New Advances in Arabic-Script Optical Character Recognition

By Elijah Cooke
Submitted to Session P4945 (A New Corpus for the Islamicate World and Methods for Its Exploration, 2017 Annual Meeting
Lang
All Middle East;
LCD Projector without Audio;
While there are a number of existing collections of Persian and Arabic digital texts online, these collections each have certain limitations. The available digital Persian collection, for example, requires more prose chronicles and philosophical treatises. The collection of digital Arabic texts would more fully represent the Arabic literary tradition if there were more scientific texts and texts written by representatives of smaller Arabic-speaking religious communities.
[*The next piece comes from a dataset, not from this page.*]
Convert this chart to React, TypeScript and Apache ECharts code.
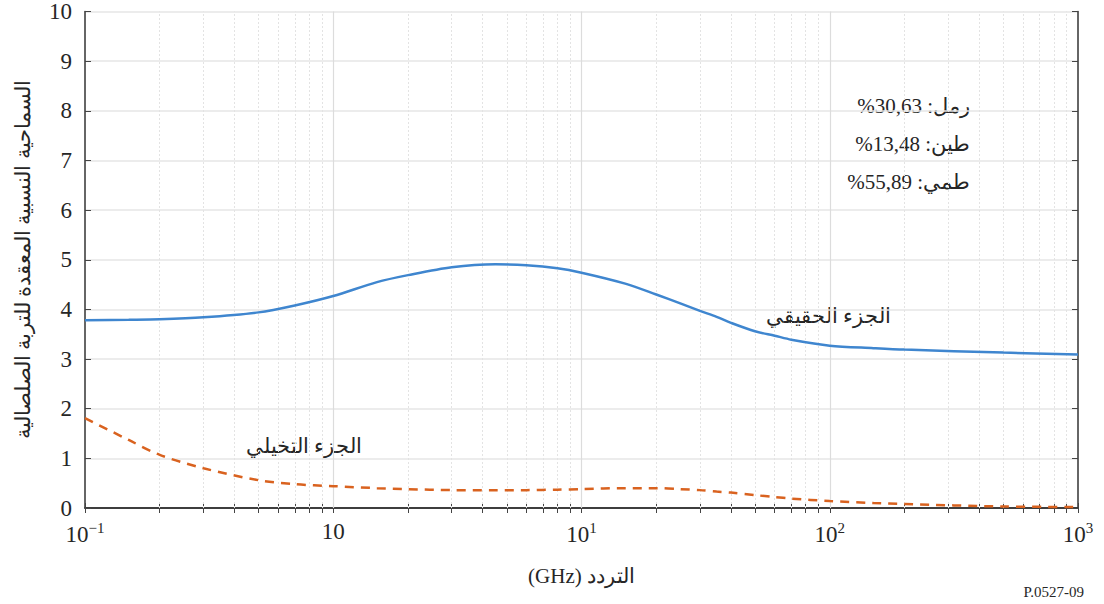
import React, { useEffect, useRef } from "react";
import * as echarts from "echarts";

const freqGHz = [0.1, 0.15, 0.2, 0.3, 0.5, 0.7, 1, 1.5, 2, 3, 4.5, 6, 8, 10, 15, 20, 25, 30, 35, 40, 50, 60, 70, 100, 150, 200, 500, 1000];
const realPart = [3.78, 3.79, 3.8, 3.84, 3.94, 4.08, 4.27, 4.55, 4.69, 4.85, 4.91, 4.89, 4.83, 4.74, 4.52, 4.3, 4.12, 3.97, 3.85, 3.73, 3.56, 3.47, 3.39, 3.27, 3.22, 3.19, 3.13, 3.09];
const imagPart = [1.81, 1.37, 1.07, 0.8, 0.56, 0.48, 0.44, 0.4, 0.38, 0.36, 0.36, 0.36, 0.37, 0.38, 0.4, 0.4, 0.38, 0.36, 0.33, 0.31, 0.26, 0.22, 0.19, 0.14, 0.1, 0.08, 0.03, 0.02];

const majorTicks = [0.1, 1, 10, 100, 1000];
const majorLabels = ["10{sup|−1}", "10", "10{sup|1}", "10{sup|2}", "10{sup|3}"];
const minorTicks = [0.1, 1, 10, 100].flatMap((d) => [2, 3, 4, 5, 6, 7, 8, 9].map((k) => +(k * d).toPrecision(3)));
const allTicks = [...majorTicks, ...minorTicks].sort((a, b) => a - b);

const soilLines = ["%30,63 :رمل", "%13,48 :طين", "%55,89 :طمي"];
const realLabel = "الجزء الحقيقي";
const imagLabel = "الجزء التخيلي";
const xTitle = "(GHz) التردد";
const yTitle = "السماحية النسبية المعقدة للتربة الصلصالية";
const figId = "P.0527-09";

const FONT = "Liberation Serif";
const TXT = "#262626";

export default function App() {
  const ref = useRef<HTMLDivElement>(null);
  useEffect(() => {
    if (!ref.current) return;
    const chart = echarts.init(ref.current, undefined, { renderer: "svg" });
    const realData = freqGHz.map((f, i) => [f, realPart[i]]);
    const imagData = freqGHz.map((f, i) => [f, imagPart[i]]);
    const fmt = (v: number) => {
      const e = Math.round(Math.log10(v));
      const idx = majorTicks.findIndex((m) => Math.round(Math.log10(m)) === e);
      return idx >= 0 ? majorLabels[idx] : "";
    };
    chart.setOption({
      animation: false,
      textStyle: { fontFamily: FONT },
      grid: { left: 85, right: 26, top: 10, bottom: 96, containLabel: false },
      xAxis: [
        {
          type: "log",
          logBase: 10,
          min: 0.1,
          max: 1000,
          position: "bottom",
          name: xTitle,
          nameLocation: "middle",
          nameGap: 57,
          nameTextStyle: { fontSize: 21, color: TXT, fontFamily: FONT },
          axisLine: { show: true, lineStyle: { color: "#333", width: 1.5 } },
          axisTick: { show: true, inside: true, length: 5, customValues: allTicks, lineStyle: { color: "#444", width: 1 } },
          axisLabel: {
            show: true,
            customValues: majorTicks,
            formatter: fmt,
            margin: 12,
            color: TXT,
            fontSize: 23,
            fontFamily: FONT,
            rich: { sup: { fontSize: 15, verticalAlign: "top", padding: [0, 0, 14, 0], color: TXT, fontFamily: FONT } },
          },
          splitLine: { show: false },
        },
        {
          type: "log",
          logBase: 10,
          min: 0.1,
          max: 1000,
          position: "top",
          axisLine: { show: true, lineStyle: { color: "#333", width: 1.5 } },
          axisTick: { show: true, inside: true, length: 5, customValues: allTicks, lineStyle: { color: "#444", width: 1 } },
          axisLabel: { show: false },
          splitLine: { show: false },
        },
      ],
      yAxis: [
        {
          type: "value",
          min: 0,
          max: 10,
          interval: 1,
          position: "left",
          name: yTitle,
          nameLocation: "middle",
          nameGap: 52,
          nameTextStyle: { fontSize: 21, color: TXT, fontFamily: FONT },
          axisLine: { show: true, lineStyle: { color: "#333", width: 1.5 } },
          axisTick: { show: true, inside: true, length: 6, lineStyle: { color: "#444" } },
          axisLabel: { color: TXT, fontSize: 23, fontFamily: FONT, margin: 13 },
          splitLine: { show: true, lineStyle: { color: "#e6e6e6", width: 1.5 } },
        },
        {
          type: "value",
          min: 0,
          max: 10,
          interval: 1,
          position: "right",
          axisLine: { show: true, lineStyle: { color: "#333", width: 1.5 } },
          axisTick: { show: true, inside: true, length: 6, lineStyle: { color: "#444" } },
          axisLabel: { show: false },
          splitLine: { show: false },
        },
      ],
      series: [
        {
          type: "line",
          name: "real",
          xAxisIndex: 0,
          yAxisIndex: 0,
          data: realData,
          showSymbol: false,
          smooth: 0.3,
          lineStyle: { color: "#3f86cf", width: 2.5 },
          z: 5,
          markLine: {
            silent: true,
            symbol: "none",
            label: { show: false },
            z: 1,
            data: [
              ...majorTicks.slice(1, 4).map((v) => ({ xAxis: v, lineStyle: { color: "#dcdcdc", width: 1.2, type: "solid" } })),
              ...minorTicks.map((v) => ({ xAxis: v, lineStyle: { color: "#e3e3e3", width: 1, type: [2, 2] } })),
            ],
          },
        },
        {
          type: "line",
          name: "imag",
          xAxisIndex: 0,
          yAxisIndex: 0,
          data: imagData,
          showSymbol: false,
          smooth: 0.3,
          lineStyle: { color: "#d9621f", width: 2.5, type: [9, 7] },
          z: 5,
        },
      ],
      graphic: [
        ...soilLines.map((t, i) => ({
          type: "text",
          right: 134,
          top: 95 + i * 38,
          style: { text: t, fontSize: 21, fill: TXT, fontFamily: FONT },
        })),
        { type: "text", left: 766, top: 305, style: { text: realLabel, fontSize: 21, fill: TXT, fontFamily: FONT } },
        { type: "text", left: 246, top: 435, style: { text: imagLabel, fontSize: 21, fill: TXT, fontFamily: FONT } },
        { type: "text", right: 20, top: 584, style: { text: figId, fontSize: 15, fill: TXT, fontFamily: FONT } },
      ],
    });
    return () => chart.dispose();
  }, []);
  return <div ref={ref} style={{ width: 1104, height: 604, position: "absolute", left: 0, top: 0 }} />;
}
The most efficient way to address these lacunae and develop the Persian and Arabic digital corpora is to develop a robust Optical Character Recognition (OCR) solution for Arabic-script languages. The existing OCR solutions suffer from a variety of critical problems—foremost amongst which are that they are not open source and their accuracy rates are notoriously low (often not even achieving 70% accuracy on medieval texts). In this presentation, I will present a new Arabic-script OCR solution that my team has developed which has achieved accuracy rates over 97% on Arabic-script languages (e.g., Persian and Arabic) and Syriac. This new OCR solution uses a neural networking approach that far outperforms earlier segmentation-based Arabic-script OCR models and can be trained to recognize new typefaces on as few as one thousand lines of training data. I will conclude with a presentation of our new OCR pipeline, which automate the entire process of OCR process—from file submission to post-correction—and thus allow novice users to produce their own digital texts from printed works.